On the contrary, you can choose to be a non-participating guest in such scenarios and not an active member (bridesmaid or groomsman). You can attend as a guest or as part of the wedding party or entourage for a wedding. A guest is one of the people present to witness the ceremony, but a bridesmaid/ groomsman plays an active role in the wedding. Being a bridesmaid in an invalid wedding may mean that you fully support the couple (or that’s what people will presume).

What Is the Church’s Stand?

The most important question is, what does the church advice regarding Catholics attending or actively participating in non-Catholic weddings? The following are some rules that can help guide you in making your decision.

  • A Catholic can attend any valid marriage of a Non-Catholic, Catholic, or Non-Christian. There is no specific rule that prevents inter-denominational participation.
  • An invalid wedding is one where; the bride and groom are closely related; the participants are of the same sex, or there is a known previous marriage (estrangement or divorce without an annulment).
  • Any marriage should be under the guiding laws of Catholicism, morality, and the teachings of Christ.

The church teaches about love for one another, regardless of their human nature. We should strive to love even when our ideas are conflicting.

Final Remarks

There is only one impediment regarding attendance and participation in non-Catholic weddings; validity. You may be a bridesmaid at any wedding if it does not go against your principles as a Catholic. Participate actively when the marriage is legal, has a moral foundation, and is in line with the church’s accepted principles. Always base your judgment on the fundamental laws that govern Catholicism.

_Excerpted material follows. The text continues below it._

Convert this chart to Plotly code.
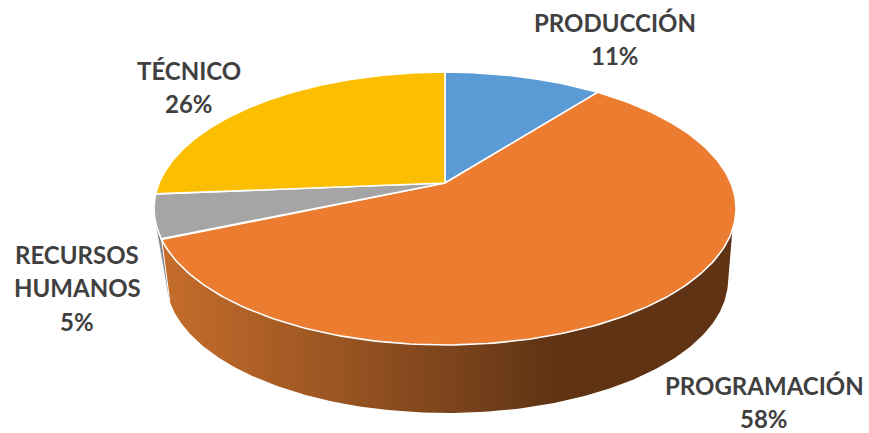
import numpy as np
import plotly.graph_objects as go

# Data
categories = ["PRODUCCIÓN", "PROGRAMACIÓN", "RECURSOS<br>HUMANOS", "TÉCNICO"]
values = [10.5, 58.0, 5.2, 26.3]
percent_labels = ["11%", "58%", "5%", "26%"]
colors = ["#5B9BD5", "#EC7C30", "#A5A5A5", "#FCBE00"]
label_x = [615, 764, 77, 189]
label_y = [22, 385, 254, 70]

W, H = 869, 433
CX, CY = 445, 183      # pie apex on screen
DX, DY, C = 285.9, 131.7, 0.187   # perspective of the top face
BX, BY, BRX, BRY = 447, 280, 281, 133  # bottom rim
LINE = 33.5


def top(theta):
    """Clockwise angle from 12 o'clock (radians) -> screen position on the top face."""
    u, v = np.sin(theta), np.cos(theta)
    w = 1 + C * v
    return CX + DX * u / w, CY - DY * v / w


def bottom(theta):
    return BX + BRX * np.sin(theta), BY - BRY * np.cos(theta)


fractions = np.array(values) / sum(values)
edges = np.concatenate([[0], np.cumsum(fractions)]) * 2 * np.pi

fig = go.Figure()

o1 = edges[2]
end_bottom = np.deg2rad(260.5)

# --- side wall: grey slice
th = np.linspace(o1, o1 + 0.09, 20)
xt, yt = top(th)
xb, yb = bottom(np.array([end_bottom]))
fig.add_trace(go.Scatter(
    x=np.r_[xt, xb], y=np.r_[yt, yb], mode="lines", fill="toself",
    fillcolor="#808080", line=dict(color="#808080", width=0.5), hoverinfo="skip"))

# --- side wall: orange slice with horizontal gradient
th_top = np.linspace(np.deg2rad(109.5), o1, 240)
th_bot = np.linspace(end_bottom, np.deg2rad(92), 240)
xt, yt = top(th_top)
xb, yb = bottom(th_bot)
fig.add_trace(go.Scatter(
    x=np.r_[xt, xb], y=np.r_[yt, yb], mode="lines", fill="toself",
    line=dict(width=0, color="rgba(0,0,0,0)"), hoverinfo="skip",
    fillgradient=dict(type="horizontal", colorscale=[
        [0, "#C66D2B"], [0.38, "#8F4F20"], [0.69, "#5F3314"], [1, "#5F3314"]])))

# white seam between the two walls
xo, yo = top(np.array([o1]))
xe, ye = bottom(np.array([end_bottom]))
fig.add_trace(go.Scatter(x=np.r_[xo, xe], y=np.r_[yo, ye], mode="lines",
                         line=dict(color="white", width=1), hoverinfo="skip"))

# --- top face slices
for i, col in enumerate(colors):
    th = np.linspace(edges[i], edges[i + 1], 200)
    xs, ys = top(th)
    fig.add_trace(go.Scatter(
        x=np.r_[CX, xs, CX], y=np.r_[CY, ys, CY], mode="lines", fill="toself",
        fillcolor=col, line=dict(color="white", width=1.6), hoverinfo="skip"))

# --- labels, one annotation per line for the exact leading
for name, pct, lx, ly in zip(categories, percent_labels, label_x, label_y):
    for k, line in enumerate(name.split("<br>") + [pct]):
        fig.add_annotation(x=lx, y=ly + k * LINE, text=line, showarrow=False,
                           font=dict(family="Lato", size=24, color="#404040", weight="bold"),
                           align="center", xanchor="center", yanchor="middle")

fig.update_layout(
    width=W, height=H, autosize=False, showlegend=False,
    margin=dict(l=0, r=0, t=0, b=0),
    paper_bgcolor="white", plot_bgcolor="white",
    xaxis=dict(range=[0, W], visible=False, fixedrange=True),
    yaxis=dict(range=[H, 0], visible=False, fixedrange=True),
)
fig.write_html("out.html", config={"displayModeBar": False},
               post_script="document.body.style.margin='0';document.body.style.overflow='hidden';")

If the wedding is invalid, you have to choose, follow the law and your conscience as a Christian or show support for the couple, especially in the case of close friends or family. If you feel that you will be violating your principles by attending, it is best to skip the ceremony altogether but give your reasons. Apologize in advance and indicate why you made the decision. Other situations may require wit and tact to convince the celebrants why you cannot participate.